C.A. : À l’époque, le problème majeur était le chômage structurel. Après les 30 glorieuses où l’industrie s’était considérablement développée, en France comme à l’échelle mondiale, la politique néolibérale menée par les États-Unis et le Royaume-Uni a causé des inégalités entre les grandes et petites entreprises et a complètement déstabilisé l’emploi, y compris en France. On avait beau augmenter notre PNB, le chômage ne reculait pas, sous l’effet conjugué de l’innovation technologique qui augmentait la productivité, de la mondialisation et de la financiarisation de l’économie. De plus en plus de grandes entreprises ont commencé à implanter leurs filiales dans des pays où la main d’œuvre était moins chère. Dans les années 80, on a donc vite compris qu’il fallait faire quelque chose pour prendre en charge ces travailleurs rejetés par l’économie « classique ». Des entreprises d’insertion se sont créées. Et, pour les aider, nous avons créé France Active, avec des ONG, des coopératives et des mutuelles, ainsi que la Caisse des Dépôts. Le but était de donner du travail aux chômeurs, soit en leur permettant de créer leur petite entreprise indépendante, soit en créant des entreprises dans des secteurs industriels délaissés par les entreprises ordinaires et les startups. Puis sont arrivés de nouveaux secteurs où il y avait des emplois à créer : l’énergie, le recyclage, les équipements moins polluants, le numérique, les services, etc.
Comment avez−vous financé et accompagné ces entreprises ?
C.A. : Nous ne pouvions pas les financer seuls, il nous fallait l’aide des banques. Mais ces dernières hésitaient parce qu’elles ne connaissaient pas ce type d’entreprises dont l’objet n’était pas évident.
De leur côté, les entrepreneurs n’allaient pas non plus volontiers voir les banques. Pour réduire les risques, nous avons donc proposé une garantie aux banques et nous avons accompagné les entreprises. Et de fait, pendant 30 ans, nous avons toujours été très en dessous du plafond de garantie que nous avions accordé.

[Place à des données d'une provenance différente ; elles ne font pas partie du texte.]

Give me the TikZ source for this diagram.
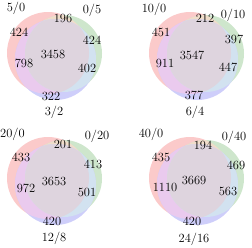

Au départ, nous pensions avoir jusqu’à 25% de pertes. Nous sommes généralement restés en dessous de 20%.
Ce système a très rapidement fait comprendre aux banques qu’il s’agissait de clients sérieux et qu’il ne fallait pas passer à côté de ce marché. Un mouvement était né, auquel se joint les grandes écoles et l’administration qui ont vite considéré l’Économie sociale et solidaire comme une vraie opportunité de développement. En quelques années nous sommes devenus un élément incontournable du paysage économique.

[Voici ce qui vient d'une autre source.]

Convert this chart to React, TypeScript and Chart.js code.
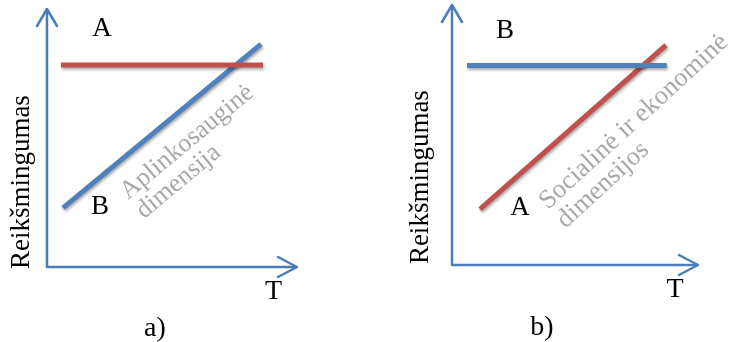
import React, { useEffect, useRef } from "react";
import { Chart, registerables } from "chart.js";

Chart.register(...registerables);

// ---- shared text ----
const panelCaptions = ["a)", "b)"];
const yAxisTitle = "Reikšmingumas";
const xAxisTitle = "T";

// ---- panel a ----
const aFlatName = "A";
const aFlatX = [5.6, 86.4];
const aFlatY = [78.3, 78.3];
const aRiseName = "B";
const aRiseX = [6.4, 85.6];
const aRiseY = [22.9, 86.4];
const aNote = ["Aplinkosauginė", "dimensija"];

// ---- panel b ----
const bFlatName = "B";
const bFlatX = [6.1, 87.3];
const bFlatY = [76.7, 76.7];
const bRiseName = "A";
const bRiseX = [11.4, 87.0];
const bRiseY = [21.5, 84.6];
const bNote = ["Socialinė ir ekonominė", "dimensijos"];

const RED = "#C0504D";
const BLUE = "#4F81BD";
const AXIS = "#4A7EBB";
const GREY = "#A8A8A8";
const FAMILY = '"Liberation Serif", "Times New Roman", serif';

type Ann = {
  lines: string[];
  x: number;
  y: number;
  color: string;
  align: CanvasTextAlign;
  rot: number;
  size: number;
  lh?: number;
};

type PanelCfg = {
  left: number;
  width: number;
  padding: { left: number; top: number; right: number; bottom: number };
  flat: { name: string; xs: number[]; ys: number[]; color: string };
  rise: { name: string; xs: number[]; ys: number[]; color: string };
  anns: Ann[];
};

const toPts = (xs: number[], ys: number[]) => xs.map((x, i) => ({ x, y: ys[i] }));

const overlay = {
  id: "overlay",
  beforeDatasetsDraw(chart: any) {
    const { ctx, chartArea: ca } = chart;
    ctx.save();
    ctx.strokeStyle = AXIS;
    ctx.lineWidth = 2.5;
    ctx.lineJoin = "round";
    ctx.lineCap = "round";
    ctx.beginPath();
    ctx.moveTo(ca.left, ca.top + 1);
    ctx.lineTo(ca.left, ca.bottom);
    ctx.lineTo(ca.right - 1, ca.bottom);
    ctx.stroke();
    ctx.beginPath();
    ctx.moveTo(ca.left - 10, ca.top + 17);
    ctx.lineTo(ca.left, ca.top);
    ctx.lineTo(ca.left + 10, ca.top + 17);
    ctx.moveTo(ca.right - 19, ca.bottom - 10);
    ctx.lineTo(ca.right, ca.bottom);
    ctx.lineTo(ca.right - 19, ca.bottom + 10);
    ctx.stroke();
    ctx.restore();
    ctx.save();
    ctx.shadowColor = "rgba(0,0,0,0.35)";
    ctx.shadowBlur = 3;
    ctx.shadowOffsetX = 1;
    ctx.shadowOffsetY = 2;
  },
  afterDatasetsDraw(chart: any) {
    chart.ctx.restore();
  },
  afterDraw(chart: any) {
    const { ctx, scales } = chart;
    const anns: Ann[] = chart.options.plugins.overlay.anns;
    ctx.save();
    ctx.textBaseline = "alphabetic";
    for (const a of anns) {
      const px = scales.x.getPixelForValue(a.x);
      const py = scales.y.getPixelForValue(a.y);
      ctx.save();
      ctx.font = `${a.size}px ${FAMILY}`;
      ctx.translate(px, py);
      ctx.rotate((a.rot * Math.PI) / 180);
      ctx.fillStyle = a.color;
      ctx.textAlign = a.align;
      a.lines.forEach((t, i) => ctx.fillText(t, 0, i * (a.lh ?? 25)));
      ctx.restore();
    }
    ctx.restore();
  },
};

function Panel({ cfg }: { cfg: PanelCfg }) {
  const ref = useRef<HTMLCanvasElement>(null);
  useEffect(() => {
    if (!ref.current) return;
    const chart = new Chart(ref.current, {
      type: "scatter",
      data: {
        datasets: [
          {
            label: cfg.flat.name,
            data: toPts(cfg.flat.xs, cfg.flat.ys),
            showLine: true,
            borderColor: cfg.flat.color,
            backgroundColor: cfg.flat.color,
            borderWidth: 5,
            borderCapStyle: "butt",
            pointRadius: 0,
          },
          {
            label: cfg.rise.name,
            data: toPts(cfg.rise.xs, cfg.rise.ys),
            showLine: true,
            borderColor: cfg.rise.color,
            backgroundColor: cfg.rise.color,
            borderWidth: 5,
            borderCapStyle: "butt",
            pointRadius: 0,
          },
        ],
      },
      options: {
        animation: false,
        responsive: false,
        maintainAspectRatio: false,
        layout: { padding: cfg.padding },
        scales: {
          x: { type: "linear", min: 0, max: 100, display: false },
          y: { type: "linear", min: 0, max: 100, display: false },
        },
        plugins: {
          legend: { display: false },
          tooltip: { enabled: false },
          overlay: { anns: cfg.anns },
        } as any,
      },
      plugins: [overlay as any],
    });
    return () => chart.destroy();
  }, [cfg]);
  return (
    <canvas
      ref={ref}
      width={cfg.width}
      height={342}
      style={{ position: "absolute", left: cfg.left, top: 0, width: cfg.width, height: 342, display: "block" }}
    />
  );
}

const black = "#000000";

const panelA: PanelCfg = {
  left: 0,
  width: 365,
  padding: { left: 47, top: 9, right: 68, bottom: 75 },
  flat: { name: aFlatName, xs: aFlatX, ys: aFlatY, color: RED },
  rise: { name: aRiseName, xs: aRiseX, ys: aRiseY, color: BLUE },
  anns: [
    { lines: [aFlatName], x: 22, y: 89.5, color: black, align: "center", rot: 0, size: 27 },
    { lines: [aRiseName], x: 21.2, y: 20.5, color: black, align: "center", rot: 0, size: 27 },
    { lines: [xAxisTitle], x: 90.6, y: -12.4, color: black, align: "center", rot: 0, size: 28 },
    { lines: [panelCaptions[0]], x: 43.2, y: -26.7, color: black, align: "center", rot: 0, size: 28 },
    { lines: [yAxisTitle], x: -7.4, y: 32.9, color: black, align: "center", rot: -90, size: 27 },
    { lines: aNote, x: 32.4, y: 26, color: GREY, align: "left", rot: -39.6, size: 26, lh: 25 },
  ],
};

const panelB: PanelCfg = {
  left: 365,
  width: 366,
  padding: { left: 87, top: 5, right: 33, bottom: 77 },
  flat: { name: bFlatName, xs: bFlatX, ys: bFlatY, color: BLUE },
  rise: { name: bRiseName, xs: bRiseX, ys: bRiseY, color: RED },
  anns: [
    { lines: [bFlatName], x: 21.5, y: 87.3, color: black, align: "center", rot: 0, size: 27 },
    { lines: [bRiseName], x: 27.6, y: 19.2, color: black, align: "center", rot: 0, size: 27 },
    { lines: [xAxisTitle], x: 90.7, y: -12.3, color: black, align: "center", rot: 0, size: 28 },
    { lines: [panelCaptions[1]], x: 36.6, y: -26.9, color: black, align: "center", rot: 0, size: 28 },
    { lines: [yAxisTitle], x: -9.6, y: 33.8, color: black, align: "center", rot: -90, size: 27 },
    { lines: bNote, x: 39, y: 21.2, color: GREY, align: "left", rot: -42.5, size: 26.5, lh: 26 },
  ],
};

export default function App() {
  return (
    <div style={{ position: "absolute", left: 0, top: 0, width: 731, height: 342, background: "#ffffff" }}>
      <Panel cfg={panelA} />
      <Panel cfg={panelB} />
    </div>
  );
}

Et la plupart des structures que nous avons accompagnées sont toujours là. Je pense à Idées 21, devenu le Groupe Idées qui compte aujourd’hui plus de 4 000 salariés en insertion dans toute la France ou le groupe Vitamine T qui, avec ses 27 filiales, fait travailler plus de 4 500 personnes éloignées de l’emploi. Ces entreprises inclusives ont progressé avec nous et nous avons progressé avec elles, grâce à une capacité à travailler en commun tout à fait formidable.